Super Squad competitions, a mainstay of the infantry community in decades past, fell by the wayside during the 14 years Marines were deploying to Iraq and Afghanistan. 

Last year, 2nd and 3rd Marine divisions held Super Squad competitions in North Carolina and Japan. This year, 1st Marine Division squads got their chance.

The competition kicked off with a gear inspection and Combat Fitness Test, followed by a 50-question written test on basic infantry skills. That was followed by a daylight patrol through rugged terrain in which squads found six checkpoints and called for fire from supporting mortars. 

After the patrol, Marines set up a defensive position and repelled an attack. Then they completed a timed 9-mile hike to a range where they conducted a live-fire attack, and a 3-mile march to another range where they concluded the competition with a known-distance shoot. 

“It is what every infantryman should be able to do — offense, defense, patrolling, basic 03 infantry knowledge [and] physical fitness,” Todd said. “There were no curve balls. It comes down to how proficient you are and showing that you have the ability and tenacity to push through adversity.”

Just because it was straightforward didn’t mean it wasn’t challenging, though. That hardship built unit cohesion, said Staff Sgt. Matthew Kohler, who helped coordinate the competition as the operations chief for 1st Marine Division Schools. 

“The camaraderie it built between squads was immense, even for the guys that didn’t win,” he said.

That was especially true during the 9-mile hike, he said.

“That is where I saw them push the hardest and saw teamwork, as some Marines carried others’ packs because of exhaustion,” he said. 


1st Marine Division holds the first super squad competition in 15 years
A rifleman identifies a target through his rifle combat optic during the Super Squad Competition on June 30 aboard Marine Corps Base Camp Pendleton, Calif. The Marines and Sailors tested their abilities to conduct infantry operations for the title of super squad.
Photo Credit: Cpl. William Perkins/Marine Corps

The squad didn’t conduct extra training to prepare for the competitions, Todd said, but was ready because of its predeployment workup as the Marines prepare to deploy to the Middle East with Special Purpose Marine Air-Ground Task Force–Crisis Response–Central Command. 

The toughest challenges the squad had to overcome were the differences in terrain, elevation and humidity between Marine Corps Air Ground Combat Center in Twentynine Palms, where 1/7 is based, and Camp Pendleton, where the competition was held.

Super Squad competitions have taken many forms since they were first introduced in 1957. At one time, the division winners would travel to Quantico, Virginia, to square off for bragging rights as the best squad in the entire Marine Corps. While Super Squads are now limited to the division level, some Marines hope Corps-wide competitions return.

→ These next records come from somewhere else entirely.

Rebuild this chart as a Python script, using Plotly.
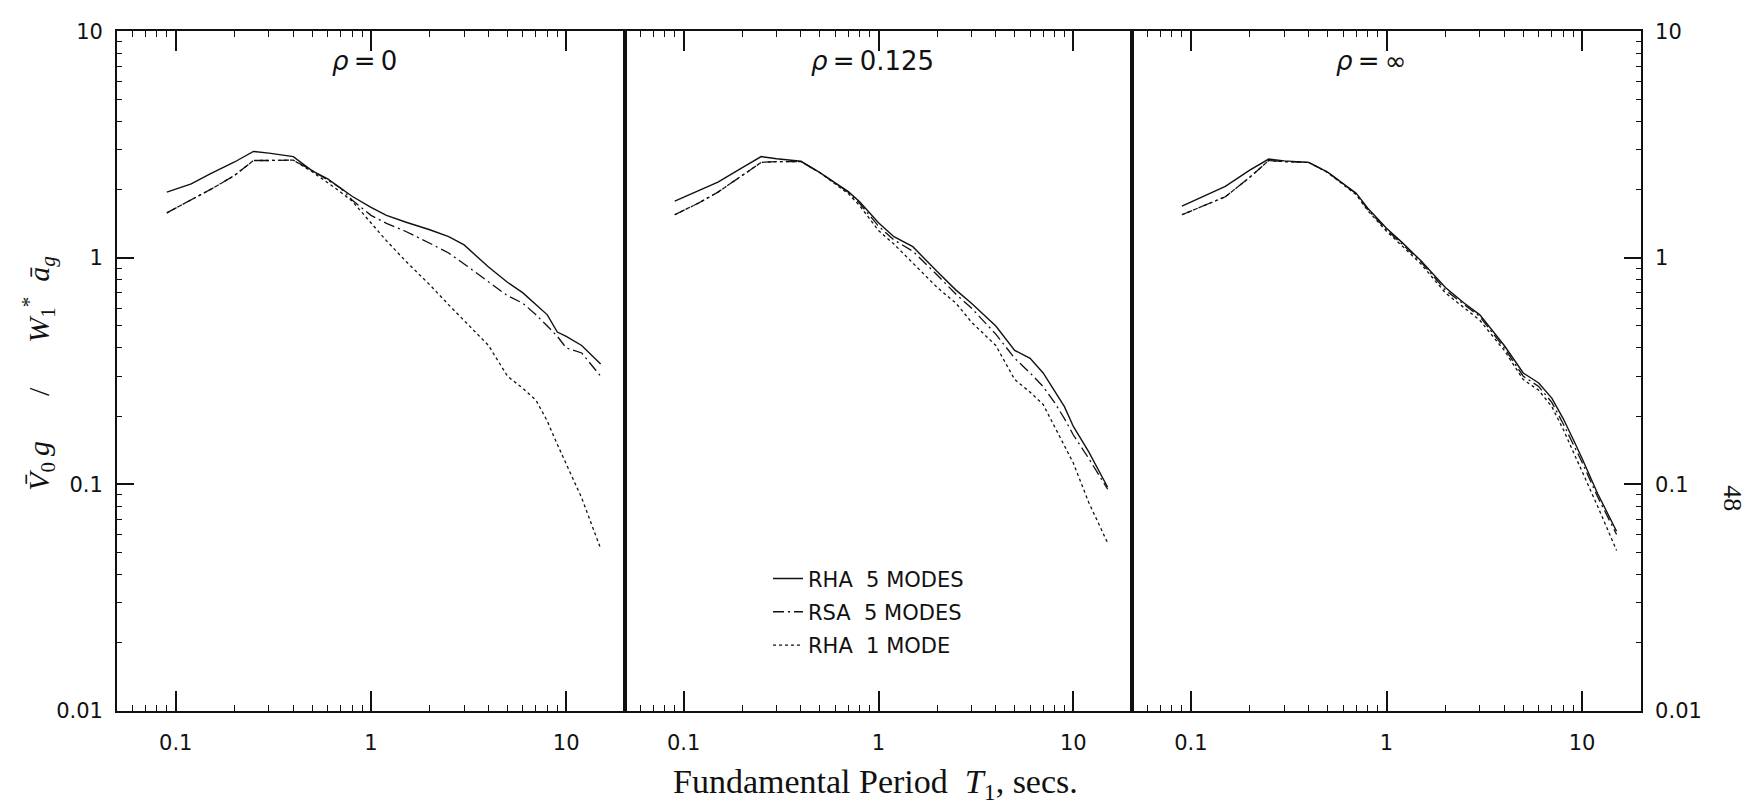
import math
import plotly.graph_objects as go
from plotly.subplots import make_subplots

# Fundamental period T1 (s) at which the base shear was evaluated
period = [0.09, 0.12, 0.15, 0.2, 0.25, 0.3, 0.4, 0.5, 0.6, 0.7, 0.8, 1.0, 1.2, 1.5,
          2.0, 2.5, 3.0, 4.0, 5.0, 6.0, 7.0, 8.0, 9.0, 10.0, 12.0, 15.0]

# Normalised base shear, rho = 0
rho0_rha5 = [1.95, 2.12, 2.35, 2.65, 2.95, 2.90, 2.80, 2.42, 2.23, 2.03, 1.87, 1.67, 1.54, 1.44,
             1.33, 1.24, 1.14, 0.91, 0.78, 0.70, 0.62, 0.56, 0.47, 0.45, 0.41, 0.34]
rho0_rsa5 = [1.58, 1.80, 2.00, 2.31, 2.69, 2.69, 2.70, 2.43, 2.20, 2.03, 1.80, 1.54, 1.42, 1.31,
             1.16, 1.05, 0.94, 0.78, 0.68, 0.63, 0.56, 0.50, 0.45, 0.40, 0.38, 0.30]
rho0_rha1 = [1.58, 1.80, 2.00, 2.31, 2.69, 2.69, 2.70, 2.40, 2.15, 1.95, 1.78, 1.43, 1.19, 0.97,
             0.76, 0.62, 0.53, 0.41, 0.30, 0.265, 0.235, 0.19, 0.15, 0.123, 0.087, 0.052]

# rho = 0.125
rho125_rha5 = [1.78, 1.98, 2.16, 2.50, 2.80, 2.74, 2.67, 2.38, 2.14, 1.96, 1.77, 1.43, 1.24, 1.12,
               0.87, 0.72, 0.63, 0.50, 0.39, 0.36, 0.31, 0.26, 0.22, 0.18, 0.139, 0.097]
rho125_rsa5 = [1.55, 1.75, 1.95, 2.31, 2.64, 2.66, 2.66, 2.38, 2.14, 1.95, 1.74, 1.38, 1.20, 1.07,
               0.84, 0.69, 0.60, 0.46, 0.36, 0.31, 0.27, 0.23, 0.195, 0.165, 0.13, 0.095]
rho125_rha1 = [1.55, 1.75, 1.95, 2.31, 2.64, 2.66, 2.66, 2.38, 2.12, 1.92, 1.70, 1.32, 1.15, 0.95,
               0.74, 0.63, 0.52, 0.41, 0.29, 0.255, 0.225, 0.18, 0.148, 0.124, 0.083, 0.055]

# rho = infinity
rhoinf_rha5 = [1.69, 1.90, 2.07, 2.44, 2.73, 2.68, 2.64, 2.39, 2.12, 1.93, 1.66, 1.35, 1.17, 0.97,
               0.74, 0.63, 0.56, 0.41, 0.31, 0.28, 0.24, 0.195, 0.158, 0.13, 0.091, 0.062]
rhoinf_rsa5 = [1.55, 1.72, 1.86, 2.27, 2.69, 2.66, 2.64, 2.39, 2.12, 1.92, 1.64, 1.33, 1.15, 0.96,
               0.72, 0.62, 0.55, 0.40, 0.30, 0.27, 0.23, 0.185, 0.15, 0.125, 0.088, 0.060]
rhoinf_rha1 = [1.55, 1.72, 1.86, 2.27, 2.69, 2.66, 2.64, 2.38, 2.10, 1.90, 1.62, 1.31, 1.13, 0.94,
               0.70, 0.60, 0.53, 0.39, 0.29, 0.26, 0.22, 0.175, 0.14, 0.115, 0.08, 0.051]

panel_titles = ["<i>ρ</i>\u2009=\u20090", "<i>ρ</i>\u2009=\u20090.125", "<i>ρ</i>\u2009=\u2009∞"]
series_names = ["RHA\u00a0\u00a05\u00a0MODES", "RSA\u00a0\u00a05\u00a0MODES", "RHA\u00a0\u00a01\u00a0MODE"]

x_ticks = [0.1, 1, 10]
x_ticktext = ["0.1", "1", "10"]
y_ticks = [0.01, 0.1, 1, 10]
y_ticktext = ["0.01", "0.1", "1", "10"]

panels = [
    (rho0_rha5, rho0_rsa5, rho0_rha1),
    (rho125_rha5, rho125_rsa5, rho125_rha1),
    (rhoinf_rha5, rhoinf_rsa5, rhoinf_rha1),
]

W, H = 1750, 809
LABEL_FONT = "DejaVu Sans"
SERIF = "Liberation Serif"
INK = "#111111"

dash_styles = ["solid", "11px,4px,2px,4px", "3px,3px"]
line_widths = [1.4, 1.3, 1.3]

x_minor = [m * 10 ** e for e in (-2, -1, 0, 1) for m in range(2, 10) if 0.05 <= m * 10 ** e <= 20]
y_minor = [m * 10 ** e for e in (-2, -1, 0) for m in range(2, 10)]

fig = make_subplots(rows=1, cols=3, horizontal_spacing=0)

for p, curves in enumerate(panels):
    for s, values in enumerate(curves):
        fig.add_trace(
            go.Scatter(
                x=period, y=values, mode="lines", name=series_names[s],
                legendgroup=series_names[s], showlegend=(p == 0),
                line=dict(color=INK, width=line_widths[s], dash=dash_styles[s]),
            ),
            row=1, col=p + 1,
        )

# plot area edges in pixels
left, right, top, bottom = 117, 1641, 20, 720
edges = [left, 625, 1132, right]
ydom = [1 - bottom / H, 1 - top / H]

for p in range(3):
    xname = "xaxis" if p == 0 else f"xaxis{p + 1}"
    yname = "yaxis" if p == 0 else f"yaxis{p + 1}"
    fig.layout[xname].update(
        type="log", range=[math.log10(0.05), math.log10(20)],
        domain=[edges[p] / W, edges[p + 1] / W],
        tickmode="array", tickvals=x_ticks, ticktext=x_ticktext,
        ticks="inside", ticklen=20, tickwidth=2, tickcolor=INK,
        showline=True, linewidth=1.8, linecolor=INK, mirror="ticks",
        showgrid=False, zeroline=False,
        tickfont=dict(family=LABEL_FONT, size=21, color=INK),
        ticklabelstandoff=12,
        minor=dict(tickmode="array", tickvals=x_minor, ticks="inside", ticklen=6,
                   tickwidth=1, tickcolor=INK, showgrid=False),
    )
    yopts = dict(
        type="log", range=[-2, 1], domain=ydom,
        tickmode="array", tickvals=y_ticks, ticktext=y_ticktext,
        showline=True, linewidth=1.8, linecolor=INK, mirror=True,
        showgrid=False, zeroline=False,
        tickfont=dict(family=LABEL_FONT, size=21, color=INK),
    )
    if p == 1:
        yopts.update(ticks="", showticklabels=False)
    else:
        yopts.update(
            ticks="inside", ticklen=17, tickwidth=2, tickcolor=INK,
            ticklabelstandoff=8,
            minor=dict(tickmode="array", tickvals=y_minor, ticks="inside", ticklen=5,
                       tickwidth=1, tickcolor=INK, showgrid=False),
        )
        if p == 2:
            yopts.update(side="right")
    fig.layout[yname].update(**yopts)

annotations = []
title_x = [364, 872, 1371]
for p in range(3):
    annotations.append(dict(
        text=panel_titles[p], x=title_x[p] / W, y=1 - 50 / H, xref="paper", yref="paper",
        showarrow=False, xanchor="center", yanchor="middle",
        font=dict(family=LABEL_FONT, size=26, color=INK),
    ))

annotations.append(dict(
    text=("<i>V\u0304</i><sub>0</sub>\u2009<i>g</i>\u2003\u2002/\u2003\u2002"
          "<i>W</i><sub>1</sub><sup>*</sup>\u2002<i>a\u0304</i><sub><i>g</i></sub>"),
    x=39 / W, y=1 - 373 / H, xref="paper", yref="paper", textangle=-90,
    showarrow=False, xanchor="center", yanchor="middle",
    font=dict(family=SERIF, size=30, color=INK),
))
annotations.append(dict(
    text="Fundamental Period  <i>T</i><sub>1</sub>, secs.",
    x=875 / W, y=1 - 796 / H, xref="paper", yref="paper",
    showarrow=False, xanchor="center", yanchor="middle",
    font=dict(family=SERIF, size=34, color=INK),
))
annotations.append(dict(
    text="48", x=1733 / W, y=1 - 501 / H, xref="paper", yref="paper", textangle=90,
    showarrow=False, xanchor="center", yanchor="middle",
    font=dict(family=SERIF, size=26, color=INK),
))

fig.update_layout(
    width=W, height=H,
    margin=dict(l=0, r=0, t=0, b=0),
    paper_bgcolor="white", plot_bgcolor="white",
    annotations=annotations,
    showlegend=True,
    legend=dict(
        x=768 / W, y=1 - 563 / H, xanchor="left", yanchor="top",
        bgcolor="rgba(0,0,0,0)", borderwidth=0,
        traceorder="grouped", tracegroupgap=3,
        font=dict(family=LABEL_FONT, size=21, color=INK),
    ),
)

fig.write_html("out.html")
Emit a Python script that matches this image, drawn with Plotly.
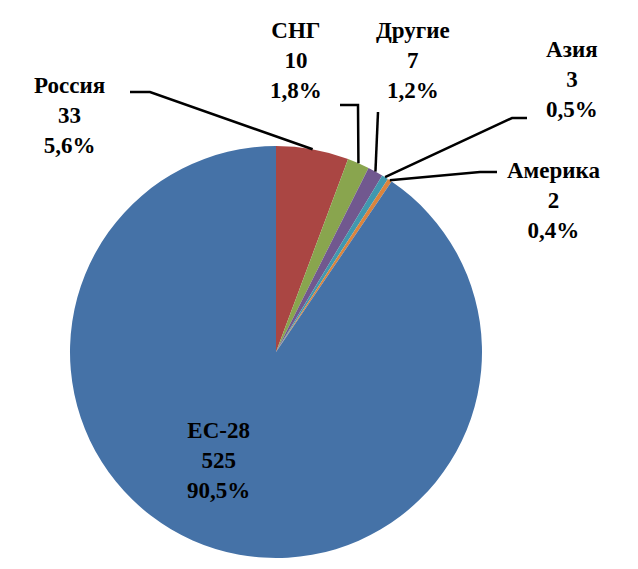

“Before the war, all divisions competed against each other and were hosted by the commandant. … We definitely look forward to fostering that competition across all four divisions in the future,” said Chief Warrant Officer 2 Jeffrey Bohn, the 1/7 battalion gunner.

Whether that will happen remains unclear. But those who win the division competitions can still count themselves among an elite few as they earn the right to wear the gold-plated Annual Rifle Squad Practice Competition Badge alongside marksmanship badges. 

Many Marines don’t recognize the badge, said Cpl. Johnathan Bush, one of the winning squad’s fire team leaders, but it is something he wears with pride and honor, he said.

Kohler believes that as more Marines learn about the badge, it’s likely to motivate more infantrymen to want to compete for one of their own. 

“I think that will make them hungry,” he said. “It is another distinguishing mark to show you are the best.” 

The Super Squad competition for 3rd Marine Division will be held Aug. 28-Sept. 4. The 2nd Marine Division held its second Super Squad June 17-19.